**The task**
Write the listing below out again exactly, dropping the images.
▼
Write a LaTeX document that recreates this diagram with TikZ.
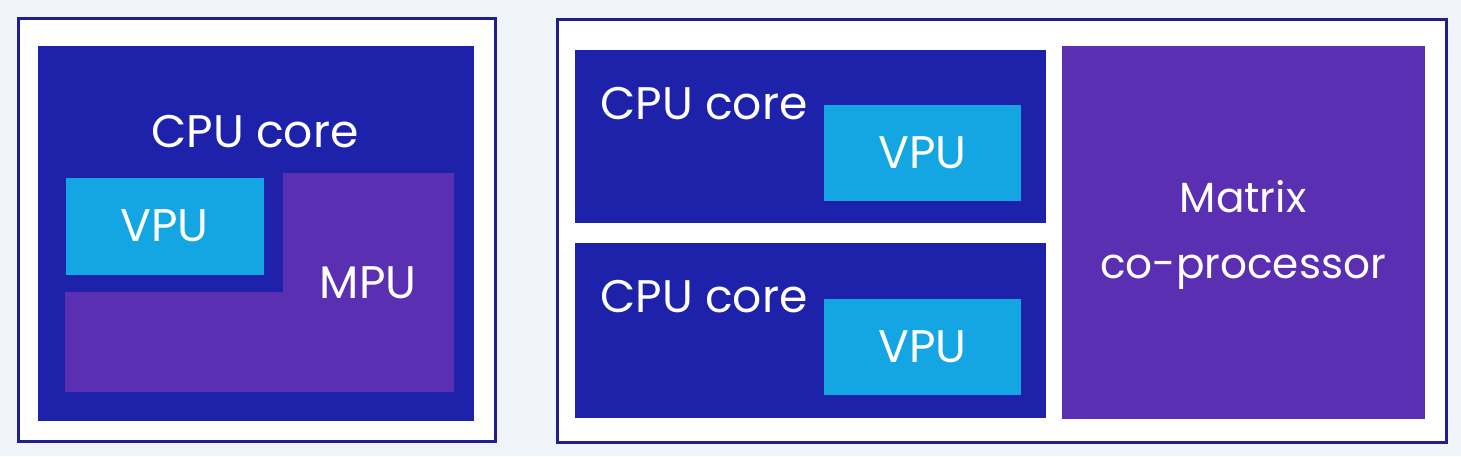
\documentclass[tikz,border=0pt]{standalone}
\usepackage{fontspec}
\setmainfont{Poppins}
\usetikzlibrary{positioning}
\definecolor{chipBg}{RGB}{240,244,248}
\definecolor{chipNavy}{RGB}{30,30,140}
\definecolor{chipCore}{RGB}{30,34,170}
\definecolor{chipMatrix}{RGB}{90,47,178}
\definecolor{chipVector}{RGB}{20,165,227}
\begin{document}
\begin{tikzpicture}[
      frame/.style={draw=chipNavy, line width=0.9pt, fill=white, inner sep=0pt, anchor=north west},
      block/.style={inner sep=0pt, anchor=north west},
      label/.style={text=white, font=\fontsize{13}{19}\selectfont, align=center, inner sep=0pt}
    ]
    \fill[chipBg] (0,0) rectangle (14.61,-4.56);
    \useasboundingbox (0,0) rectangle (14.61,-4.56);

    % single core with matrix unit inside
    \node[frame, minimum width=4.77cm, minimum height=4.23cm] (leftchip) at (0.17,-0.17) {};
    \node[block, fill=chipCore, minimum width=4.36cm, minimum height=3.75cm] (leftcore) at (0.37,-0.45) {};
    \node[block, fill=chipVector, minimum width=1.98cm, minimum height=0.97cm] (leftvpu) at (0.65,-1.77) {};
    \fill[chipMatrix] (2.83,-1.73) -- (4.54,-1.73) -- (4.54,-3.92) -- (0.65,-3.92)
      -- (0.65,-2.92) -- (2.83,-2.92) -- cycle;
    \node[label] (leftcorelabel) at (2.55,-1.32) {CPU core};
    \node[label] at (leftvpu.center) {VPU};
    \node[label] (mpulabel) at (3.68,-2.83) {MPU};

    % two cores sharing a co-processor
    \node[frame, minimum width=8.89cm, minimum height=4.23cm] (rightchip) at (5.56,-0.18) {};
    \node[block, fill=chipCore, minimum width=4.71cm, minimum height=1.73cm] (topcore) at (5.74,-0.49) {};
    \node[block, fill=chipCore, minimum width=4.71cm, minimum height=1.75cm] (bottomcore) at (5.74,-2.42) {};
    \node[block, fill=chipMatrix, minimum width=3.63cm, minimum height=3.73cm] (matrix) at (10.61,-0.45) {};
    \node[block, fill=chipVector, minimum width=1.97cm, minimum height=0.96cm] (topvpu) at (8.23,-1.04) {};
    \node[block, fill=chipVector, minimum width=1.97cm, minimum height=0.96cm] (bottomvpu) at (8.23,-2.98) {};
    \node[label] (topcorelabel) at (7.04,-1.04) {CPU core};
    \node[label] (bottomcorelabel) at (7.04,-2.97) {CPU core};
    \node[label] at (topvpu.center) {VPU};
    \node[label] at (bottomvpu.center) {VPU};
    \node[label, font=\fontsize{12}{19}\selectfont] (matrixlabel) at (12.43,-2.35) {Matrix\\co-processor};
  \end{tikzpicture}
\end{document}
▲
**Complete answer**
Write a LaTeX document that recreates this diagram with TikZ.
\documentclass[tikz,border=0pt]{standalone}
\usepackage{fontspec}
\setmainfont{Poppins}
\usetikzlibrary{positioning}
\definecolor{chipBg}{RGB}{240,244,248}
\definecolor{chipNavy}{RGB}{30,30,140}
\definecolor{chipCore}{RGB}{30,34,170}
\definecolor{chipMatrix}{RGB}{90,47,178}
\definecolor{chipVector}{RGB}{20,165,227}
\begin{document}
\begin{tikzpicture}[
      frame/.style={draw=chipNavy, line width=0.9pt, fill=white, inner sep=0pt, anchor=north west},
      block/.style={inner sep=0pt, anchor=north west},
      label/.style={text=white, font=\fontsize{13}{19}\selectfont, align=center, inner sep=0pt}
    ]
    \fill[chipBg] (0,0) rectangle (14.61,-4.56);
    \useasboundingbox (0,0) rectangle (14.61,-4.56);

    % single core with matrix unit inside
    \node[frame, minimum width=4.77cm, minimum height=4.23cm] (leftchip) at (0.17,-0.17) {};
    \node[block, fill=chipCore, minimum width=4.36cm, minimum height=3.75cm] (leftcore) at (0.37,-0.45) {};
    \node[block, fill=chipVector, minimum width=1.98cm, minimum height=0.97cm] (leftvpu) at (0.65,-1.77) {};
    \fill[chipMatrix] (2.83,-1.73) -- (4.54,-1.73) -- (4.54,-3.92) -- (0.65,-3.92)
      -- (0.65,-2.92) -- (2.83,-2.92) -- cycle;
    \node[label] (leftcorelabel) at (2.55,-1.32) {CPU core};
    \node[label] at (leftvpu.center) {VPU};
    \node[label] (mpulabel) at (3.68,-2.83) {MPU};

    % two cores sharing a co-processor
    \node[frame, minimum width=8.89cm, minimum height=4.23cm] (rightchip) at (5.56,-0.18) {};
    \node[block, fill=chipCore, minimum width=4.71cm, minimum height=1.73cm] (topcore) at (5.74,-0.49) {};
    \node[block, fill=chipCore, minimum width=4.71cm, minimum height=1.75cm] (bottomcore) at (5.74,-2.42) {};
    \node[block, fill=chipMatrix, minimum width=3.63cm, minimum height=3.73cm] (matrix) at (10.61,-0.45) {};
    \node[block, fill=chipVector, minimum width=1.97cm, minimum height=0.96cm] (topvpu) at (8.23,-1.04) {};
    \node[block, fill=chipVector, minimum width=1.97cm, minimum height=0.96cm] (bottomvpu) at (8.23,-2.98) {};
    \node[label] (topcorelabel) at (7.04,-1.04) {CPU core};
    \node[label] (bottomcorelabel) at (7.04,-2.97) {CPU core};
    \node[label] at (topvpu.center) {VPU};
    \node[label] at (bottomvpu.center) {VPU};
    \node[label, font=\fontsize{12}{19}\selectfont] (matrixlabel) at (12.43,-2.35) {Matrix\\co-processor};
  \end{tikzpicture}
\end{document}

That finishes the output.